The socialist regime of Venezuela began distributing on Thursday a “Christmas” stipend of 180 Venezuelan bolivars — or roughly $4.70 — to its citizens following dictator Nicolás Maduro’s orders to begin celebrating Christmas in October.

The “Venezuela in Christmas” stipend will be distributed to users of the regime’s Patria (“Fatherland”) platform, a system largely inspired by China’s social credit system that the ruling socialists built with the aid of China’s ZTE company to control the distribution of rationed food, fuel, and other “benefits.”

According to a post on the Fatherland platform’s website, distribution of the stipend “sent by our President Nicolás Maduro” will take place from October 10 to 19. Recipients of the socialist dictator’s “bonus” will receive a text message that reads, “In Venezuela, the magic of Christmas arrives in October. They will be beautiful days full of peace, happiness and security, of much brightness and joy.”

The Fatherland platform’s website cannot be normally accessed outside of Venezuela without the use of a tool such as a Virtual Private Network (VPN), but an archived copy of the post can be freely accessed here.

“In Venezuela, the magic of Christmas arrives in October. They will be beautiful days full of peace, happiness and security, of much brightness and joy,” a promotional image of the stipend featuring a smiling Maduro reads.

Maduro, after stealing yet another election in July, once more trampled upon Christmas traditions and commanded Venezuelans to celebrate Christmas early for the sixth year in a row. Socialist Christmas began this year two months before the start of Advent, a four-week period that Christians mark ahead of December 25, Christmas Day.

Maduro also used his superhero propaganda cartoon Súper Bigote to “celebrate” the early arrival of Christmas in Venezuela.

The dictator’s “generous” $4.70 October Christmas gift is far too little to have any meaningful impact on the nation’s impoverished population and is far from funding a full Christmas meal in the country for a single individual, let alone purchase gifts or cover other Christmas-related expenses.

Reports published by local outlets in September indicated that the price of a single hallaca, a traditional Christmas dish and one of the four parts of the full Venezuelan Christmas ensemble, hovers around $4-6 a piece in Caracas.

In addition to the “Christmas” gift, public sector workers reportedly began receiving the payment of their aguinaldo on the Fatherland platform.
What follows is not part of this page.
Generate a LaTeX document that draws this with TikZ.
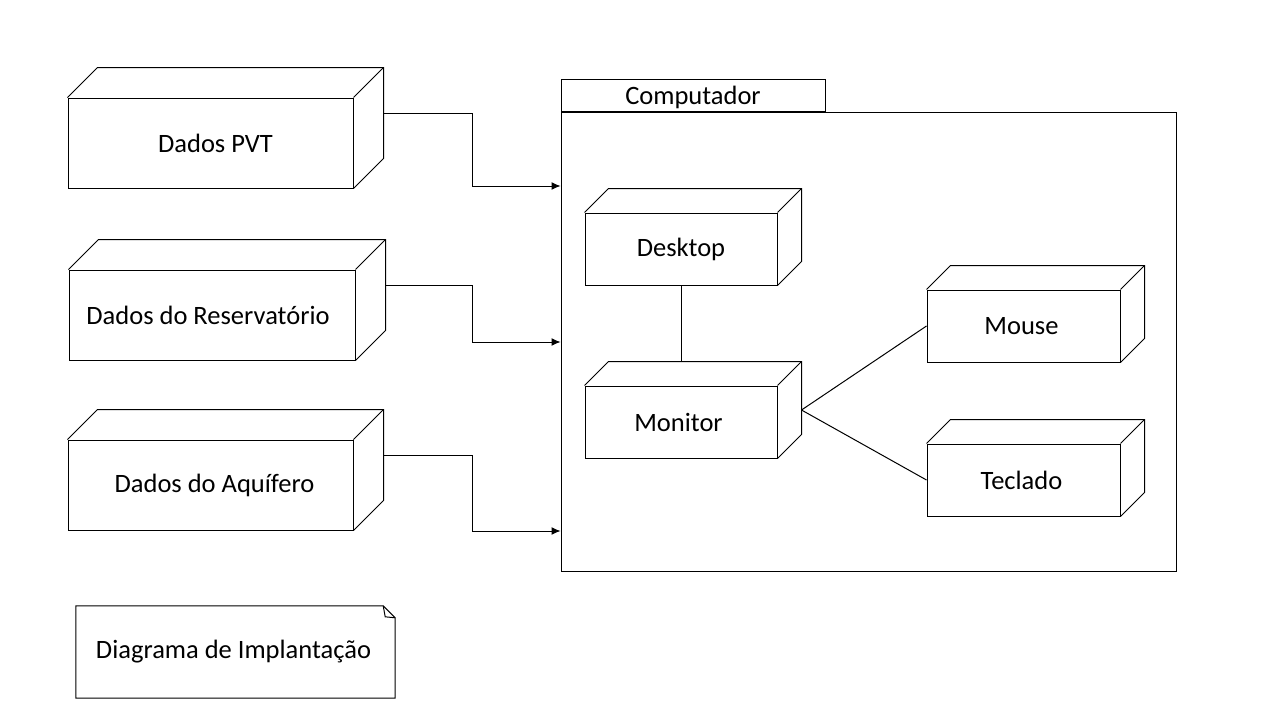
\documentclass[tikz,border=0pt]{standalone}
\usepackage{fontspec}
\setmainfont{Carlito}
\usetikzlibrary{arrows.meta,calc}
\tikzset{
  frontbox/.style={draw, line width=1pt, inner sep=0pt, minimum width=#1},
  ln/.style={line width=1pt},
  arr/.style={line width=1pt, -{Latex[length=9pt,width=8pt]}},
}
\newcommand{\mythreed}[2]{%
  \draw[ln] (#1.north west) -- ++(#2,-#2) -- ($(#1.north east)+(#2,-#2)$) -- ($(#1.south east)+(#2,-#2)$) -- (#1.south east);
  \draw[ln] (#1.north east) -- ++(#2,-#2);
}
\begin{document}
\begin{tikzpicture}[x=1pt,y=-1pt,font=\fontsize{26.5}{31}\selectfont]
\useasboundingbox[fill=white] (0,0) rectangle (1280,720);

% left data nodes
\node[frontbox=285pt, minimum height=90pt] (pvt) at (210.5,143) {\hspace*{10pt}Dados PVT};
\mythreed{pvt}{30}
\node[frontbox=286pt, minimum height=90pt] (res) at (212,315) {Dados do Reservatório\hspace*{8pt}};
\mythreed{res}{30}
\node[frontbox=285pt, minimum height=90pt] (aq) at (210.5,485) {\hspace*{8pt}Dados do Aquífero};
\mythreed{aq}{30}

% computer frame
\node[draw, line width=1pt, inner sep=0pt, minimum width=615pt, minimum height=459pt] (comp) at (868.5,341.5) {};
\node[draw, line width=1pt, inner sep=0pt, minimum width=264pt, minimum height=32pt, text depth=0pt, anchor=south west] (tab) at (comp.north west) {Computador};

% inner nodes
\node[frontbox=192pt, minimum height=72pt] (desk) at (681,249) {Desktop};
\mythreed{desk}{24}
\node[frontbox=192pt, minimum height=72pt] (mon) at (681,422) {Monitor\hspace*{5pt}};
\mythreed{mon}{24}
\node[frontbox=193pt, minimum height=72pt] (mouse) at (1023.5,326) {Mouse\hspace*{4pt}};
\mythreed{mouse}{24}
\node[frontbox=193pt, minimum height=72pt] (tec) at (1023.5,480) {Teclado\hspace*{4pt}};
\mythreed{tec}{24}

% connectors
\coordinate (pvtb) at ($(pvt.east)+(30,-30)$);
\coordinate (resb) at ($(res.east)+(30,-30)$);
\coordinate (aqb) at ($(aq.east)+(30,-30)$);
\draw[arr] (pvtb) -| (472,186) -- (comp.west |- 472,186);
\draw[arr] (resb) -| (472,342) -- (comp.west |- 472,342);
\draw[arr] (aqb) -| (472,531) -- (comp.west |- 472,531);

\coordinate (monr) at ($(mon.east)+(24,-12)$);
\draw[ln] (desk.south) -- ($(mon.north)+(0,-24)$);
\draw[ln] (monr) -- (mouse.west);
\draw[ln] (monr) -- (tec.west);

% note
\node[inner sep=0pt, minimum width=319pt, minimum height=92pt] (note) at (235.5,652) {Diagrama de Implantação\hspace*{4pt}};
\draw[ln] (note.north west) -- ($(note.north east)+(-12,0)$) -- ($(note.north east)+(0,12)$) -- (note.south east) -- (note.south west) -- cycle;
\draw[ln] ($(note.north east)+(-12,0)$) -- ($(note.north east)+(-10,11)$) -- ($(note.north east)+(0,12)$);
\end{tikzpicture}
\end{document}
The aguinaldo is a Christmas bonus that Venezuelans receive that is typically worth two to three months of their wage, or more depending on the terms of their employment and their position on the payroll.

The head of the Venezuelan Federation of Teachers (FVM) reportedly told a local radio station that the first month of aguinaldo to public teachers will be worth 506 bolivars (roughly $13.40).

The socialist dictator claimed that he rescheduled Christmas as a form of “gratitude” for Venezuelans “reelecting” him in the fraudulent July 28 presidential election, which he insists he “won” despite growing evidence that suggests he was defeated in a landslide.

Critics have accused Maduro of using Christmas to distract from the brutal repression and hunting of dissidents, including the torturing of minors, that the dictator unleashed against protesters in the aftermath of the fraudulent election.

According to U.N. estimates, the regime’s repression left at least 25 dead and more than 2,400 arbitrary detentions, of which 70 are children ranging in ages from 14 to 17 who reportedly remain detained as of Friday.

Several social media users reportedly denounced at the start of October that officials from the regime’s SENIAT tax authority are imposing fines on commercial establishments that have not put up Christmas decorations in accordance with the dictator’s orders.

The local outlet Crónica Uno reported this week that private shopkeepers in the city of La Guaira have expressed their rejection of the forced Christmas decoration mandates during October under penalty of SENIAT fines. SENIAT officials reportedly visited several of the city’s commercial areas to ensure compliance with the dictator’s orders.

An individual who did not want to be identified for fear of reprisals told the outlet that the October Christmas decree will not increase his sales, “but I do not want to be fined when December is coming.”